MHB Perpendicular vectors, triangle, tetrahedron

[furor celtica]

Prove that, if (c - b).a = 0 and (c - a).b = 0, then (b - a).c = 0. Show that this can be used to prove the following geometric results:
a. The lines through the vertices of a triangle ABC perpendicular to the opposite sides meet in a point.
b. If the tetrahedron OABC has two pairs of perpendicular opposite edges, the third pair of edges is perpendicular.
Prove that also, in both cases, (OA)^2 + (BC)^2 = (OB)^2 + (CA)^2 = (OC)^2 + (AB)^2So for the very first task I proceeded by attributing coordinates to each vector: a = (x(1), y(1), z(1)), b = (x(2), y(2), z(2), c = (x(3), y(3), z(3)), where the numbers are actually at the bottom left of the coordinates, but I don't know how to use that notation here.
Anyway I could post all my work but it would take a long time; I didn't have much of a problem at all with the first task and proved that (b - a).c = 0. It took a while though, as you can imagine; is there another way to solve problems like this, or does one always have to use attributed coordinates and deal with those?

With a. and b. I'm stuck, however.
a. I usually would try to solve a question like this by taking into account the end result and what exactly I'm supposed to end up with (and often work backwards to return to the given results), but here I'm not sure at all what you end up with algebraically when three vectors meet. What am I looking for? Also I'm confused on how to find the vectors that are perpendicular to the opposite sides, how to formulate them with regard to the coordinates of A, B and C.
b. Here I immediately became confused as to what is meant by 'opposite edges'. But besides that it seems to be a fairly straightforward variation of the very first task, am I correct?
The last task seems simple as well, as I would just take the attributed coordinates and reformulate the magnitudes of the given vectors to be equivalent, perhaps with some help from the result in the first task. I haven't tackled this one yet.

 

[earboth]

Prove that, if (c - b).a = 0 and (c - a).b = 0, then (b - a).c = 0. Show that this can be used to prove the following geometric results:
a. The lines through the vertices of a triangle ABC perpendicular to the opposite sides meet in a point.
b.
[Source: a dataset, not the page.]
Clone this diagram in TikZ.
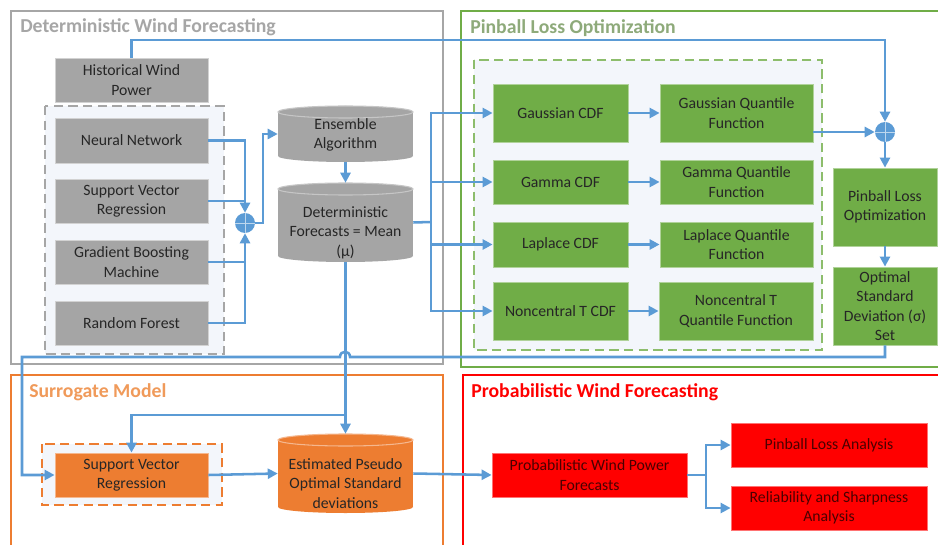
\documentclass[tikz,border=0pt]{standalone}
\usepackage{fontspec}
\setmainfont{Carlito}
\usetikzlibrary{arrows.meta,calc}
\definecolor{cblue}{HTML}{5B9BD5}
\definecolor{cgray}{HTML}{A5A5A5}
\definecolor{cgreen}{HTML}{70AD47}
\definecolor{corange}{HTML}{ED7D31}
\definecolor{cred}{HTML}{FF0000}
\definecolor{tgray}{HTML}{A6A6A6}
\definecolor{tgreen}{HTML}{8EAA7A}
\definecolor{torange}{HTML}{F09A5A}
\definecolor{txtdark}{HTML}{262626}
\definecolor{txtred}{HTML}{4A0000}
\definecolor{panel}{HTML}{F3F6FB}
\newcommand\mybox[7]{\node[#6, minimum width={(#4-#2)*0.75pt}, minimum height={(#5-#3)*0.75pt}] (#1) at ({(#2+#4)/2},{(#3+#5)/2}) {#7};}
\newcommand\mycyl[9]{%
  \fill[#6] (#2,{#3+6}) rectangle (#4,{#5-6});
  \fill[#6] ({(#2+#4)/2},{#5-6}) ellipse [x radius={(#4-#2)/2}, y radius=6];
  \filldraw[fill=#6,draw=#7,line width=0.8pt] ({(#2+#4)/2},{#3+6}) ellipse [x radius={(#4-#2)/2}, y radius=6];
  \node[inner sep=0, minimum width={(#4-#2)*0.75pt}, minimum height={(#5-#3)*0.75pt}] (#1) at ({(#2+#4)/2},{(#3+#5)/2}) {};
  \node[cyltext] (#1-t) at ({(#2+#4)/2},{(#3+#5)/2+#8}) {#9};}
\tikzset{
  conn/.style={draw=cblue, line width=1.9pt},
  arr/.style={conn, -{Triangle[length=7.5pt,width=7.5pt]}},
  base/.style={align=center, inner sep=1pt, font=\fontsize{11.8}{14.5}\selectfont, line width=0.6pt},
  graybox/.style={base, fill=cgray, draw=gray!35, text=txtdark},
  greenbox/.style={base, fill=cgreen, draw=cgreen!55, text=txtdark},
  orangebox/.style={base, fill=corange, draw=corange!55, text=txtdark},
  redbox/.style={base, fill=cred, draw=cred!55, text=txtred},
  cyltext/.style={align=center, inner sep=0, font=\fontsize{11.8}{14.5}\selectfont, text=txtdark},
  title/.style={anchor=west, inner sep=0, font=\fontsize{14.8}{17}\selectfont\bfseries},
  frame/.style={line width=2pt},
  dashbox/.style={fill=panel, line width=1.3pt, dash pattern=on 7pt off 4pt},
  plus/.style={circle, fill=cblue, minimum size=15pt, inner sep=0,
    path picture={\draw[cblue!40!white, line width=0.6pt]
      (path picture bounding box.north) -- (path picture bounding box.south)
      (path picture bounding box.west) -- (path picture bounding box.east);}},
}
\begin{document}
\begin{tikzpicture}[x=0.75pt,y=-0.75pt]
\useasboundingbox (0,0) rectangle (938,545);
\clip (0,0) rectangle (938,545);
\fill[white] (0,0) rectangle (938,545);
% frames
\draw[frame, draw=tgray] (11,11) rectangle (443,364);
\draw[frame, draw=cgreen] (461,11) rectangle (950,367);
\draw[frame, draw=corange] (11,375) rectangle (443,560);
\draw[frame, draw=cred] (463,375) rectangle (950,560);
\node[title, text=tgray] (t1) at (20,27) {Deterministic Wind Forecasting};
\node[title, text=tgreen] (t2) at (470,28) {Pinball Loss Optimization};
\node[title, text=torange] (t3) at (29,392) {Surrogate Model};
\node[title, text=cred] (t4) at (471,392) {Probabilistic Wind Forecasting};
% dashed panels
\draw[dashbox, draw=gray!70] (45,106) rectangle (224,354);
\draw[dashbox, draw=cgreen!80] (474,60) rectangle (822,350);
\draw[dashbox, draw=corange] (42,444) rectangle (222,505);
% gray nodes
\mybox{hist}{55}{58}{208}{102}{graybox}{Historical Wind\\Power}
\mybox{nn}{55}{118}{208}{163}{graybox}{Neural Network}
\mybox{svr}{55}{179}{208}{223}{graybox}{Support Vector\\Regression}
\mybox{gbm}{55}{240}{208}{284}{graybox}{Gradient Boosting\\Machine}
\mybox{rf}{55}{301}{208}{345}{graybox}{Random Forest}
\node[plus] (p1) at (245,223) {};
\mycyl{ens}{278}{106}{413}{162}{cgray}{gray!45}{1}{Ensemble\\Algorithm}
\mycyl{det}{278}{183}{413}{262}{cgray}{gray!45}{10}{Deterministic\\Forecasts = Mean\\(μ)}
% green nodes
\mybox{gcdf}{493}{84}{628}{142}{greenbox}{Gaussian CDF}
\mybox{gq}{660}{84}{813}{142}{greenbox}{Gaussian Quantile\\Function}
\mybox{gacdf}{493}{160}{628}{204}{greenbox}{Gamma CDF}
\mybox{gaq}{660}{160}{813}{204}{greenbox}{Gamma Quantile\\Function}
\mybox{lcdf}{493}{222}{628}{267}{greenbox}{Laplace CDF}
\mybox{lq}{660}{222}{813}{267}{greenbox}{Laplace Quantile\\Function}
\mybox{ncdf}{493}{282}{628}{340}{greenbox}{Noncentral T CDF}
\mybox{nq}{659}{282}{813}{340}{greenbox}{Noncentral T\\Quantile Function}
\mybox{plo}{833}{168}{937}{246}{greenbox}{Pinball Loss\\Optimization}
\mybox{opt}{833}{267}{937}{345}{greenbox}{Optimal\\Standard\\Deviation (σ)\\Set}
\node[plus] (p2) at (885,132) {};
% orange nodes
\mybox{osvr}{55}{453}{208}{497}{orangebox}{Support Vector\\Regression}
\mycyl{est}{278}{434}{413}{513}{corange}{corange!55}{10}{Estimated Pseudo\\Optimal Standard\\deviations}
% red nodes
\mybox{pwf}{492}{453}{687}{497}{redbox}{Probabilistic Wind Power\\Forecasts}
\mybox{pla}{731}{423}{927}{467}{redbox}{Pinball Loss Analysis}
\mybox{rsa}{731}{486}{927}{530}{redbox}{Reliability and Sharpness\\Analysis}
% coordinates
\coordinate (topy) at (0,40);
\coordinate (b1) at (263,223);
\coordinate (b2) at (431,222);
\coordinate (b3) at (345,415);
\coordinate (hopR) at (350,357);
\coordinate (hopL) at (340,357);
\coordinate (lc) at (22,357);
\coordinate (b4) at (706,475);
% connectors
\draw[arr] (hist.north) -- (hist.north |- topy) -| (p2.north);
\draw[arr] (nn.east) -| (p1.north);
\draw[conn] (svr.east) -- (svr.east -| p1.center);
\draw[arr] (gbm.east) -| (p1.south);
\draw[conn] (rf.east) -| (gbm.east -| p1.center);
\draw[arr] (p1.east) -- (b1) |- (ens.west);
\draw[arr] (ens.south) -- (det.north);
\draw[conn] (det.east) -- (b2);
\draw[arr] (b2) |- (gcdf.west);
\draw[arr] (b2) |- (gacdf.west);
\draw[arr] (b2) |- (lcdf.west);
\draw[arr] (b2) |- (ncdf.west);
\draw[arr] (gcdf) -- (gq);
\draw[arr] (gacdf) -- (gaq);
\draw[arr] (lcdf) -- (lq);
\draw[arr] (ncdf) -- (nq);
\draw[arr] (gq.east |- p2) -- (p2.west);
\draw[arr] (p2.south) -- (plo.north);
\draw[arr] (plo.south) -- (opt.north);
\draw[arr] (opt.south) |- (hopR) .. controls (350,350) and (340,350) .. (hopL) -- (lc) |- (osvr.west);
\draw[arr] (det.south) -- (est.north);
\draw[arr] (b3) -| (osvr.north);
\draw[arr] (osvr.east) -- (est.west);
\draw[arr] (est.east) -- (pwf.west);
\draw[conn] (pwf.east) -- (b4);
\draw[arr] (b4) |- (pla.west);
\draw[arr] (b4) |- (rsa.west);
\end{tikzpicture}
\end{document}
If the tetrahedron OABC has two pairs of perpendicular opposite edges, the third pair of edges is perpendicular.
Prove that also, in both cases, (OA)^2 + (BC)^2 = (OB)^2 + (CA)^2 = (OC)^2 + (AB)^2So for the very first task I proceeded by attributing coordinates to each vector: a = (x(1), y(1), z(1)), b = (x(2), y(2), z(2), c = (x(3), y(3), z(3)), where the numbers are actually at the bottom left of the coordinates, but I don't know how to use that notation here.
Anyway I could post all my work but it would take a long time; I didn't have much of a problem at all with the first task and proved that (b - a).c = 0. It took a while though, as you can imagine; is there another way to solve problems like this, or does one always have to use attributed coordinates and deal with those?

With a. and b. I'm stuck, however.
a. I usually would try to solve a question like this by taking into account the end result and what exactly I'm supposed to end up with (and often work backwards to return to the given results), but here I'm not sure at all what you end up with algebraically when three vectors meet. What am I looking for? Also I'm confused on how to find the vectors that are perpendicular to the opposite sides, how to formulate them with regard to the coordinates of A, B and C.
b. Here I immediately became confused as to what is meant by 'opposite edges'. But besides that it seems to be a fairly straightforward variation of the very first task, am I correct?
The last task seems simple as well, as I would just take the attributed coordinates and reformulate the magnitudes of the given vectors to be equivalent, perhaps with some help from the result in the first task. I haven't tackled this one yet.

Only to b)

An edge of a tetrahedron is the intersection of two triangular sides. The edge which doesn't belog to these two triangles is opposite of the intersection of the triangles.

I've attached a sketch. Edge and opposite edge are drawn in the same colour. To get an idea how such a tetrahedron could look like take a cube and cut off one vertex.

EDIT: I've attached a more detailed sketch. Maybe this helps better!

 

[furor celtica]

thanks, but I'm firstly stuck on a.!

 

[earboth]

Prove that, if (c - b).a = 0 and (c - a).b = 0, then (b - a).c = 0. Show that this can be used to prove the following geometric results:
a. The lines through the vertices of a triangle ABC perpendicular to the opposite sides meet in a point.
...
With a. and b. I'm stuck, however.
a. I usually would try to solve a question like this by taking into account the end result and what exactly I'm supposed to end up with (and often work backwards to return to the given results), <-- that's exactly the best way to do this question
but here I'm not sure at all what you end up with algebraically when three vectors meet. What am I looking for? Also I'm confused on how to find the vectors that are perpendicular to the opposite sides, how to formulate them with regard to the coordinates of A, B and C.
...

1. Two sides of a triangle are not parallel. The heights of these two sides of the triangle must intersect in a point H. You now have to show that the line from the vertex (that's the point of intersection of the two known sides) through H is perpendicular to the 3rd side of the triangle.

2. I'm referring to the attached sketch.

$ \overrightarrow{HA} \cdot \overrightarrow{BC} = 0~\wedge~\overrightarrow{HC} \cdot \overrightarrow{AB} = 0 $
and:
$ \overrightarrow{BC} = \overrightarrow{HC} - \overrightarrow{HB} ~\wedge~\overrightarrow{AB} = \overrightarrow{HB} - \overrightarrow{HA} $

3. Plug in:

$ \overrightarrow{HA} \cdot (\overrightarrow{HC} - \overrightarrow{HB}) = 0 $ and
$ \overrightarrow{HC} \cdot (\overrightarrow{HB} - \overrightarrow{HA}) = 0 $

Expand the brackets and add the LHS of the equations:

4.
$ \overrightarrow{HC} \cdot \overrightarrow{HB} - \overrightarrow{HA} \cdot \overrightarrow{HB} = 0 $

$ (\overrightarrow{HC} - \overrightarrow{HA}) \cdot \overrightarrow{HB} = 0 $

$ \overrightarrow{AC} \cdot \overrightarrow{HB} = 0 $

q.e.d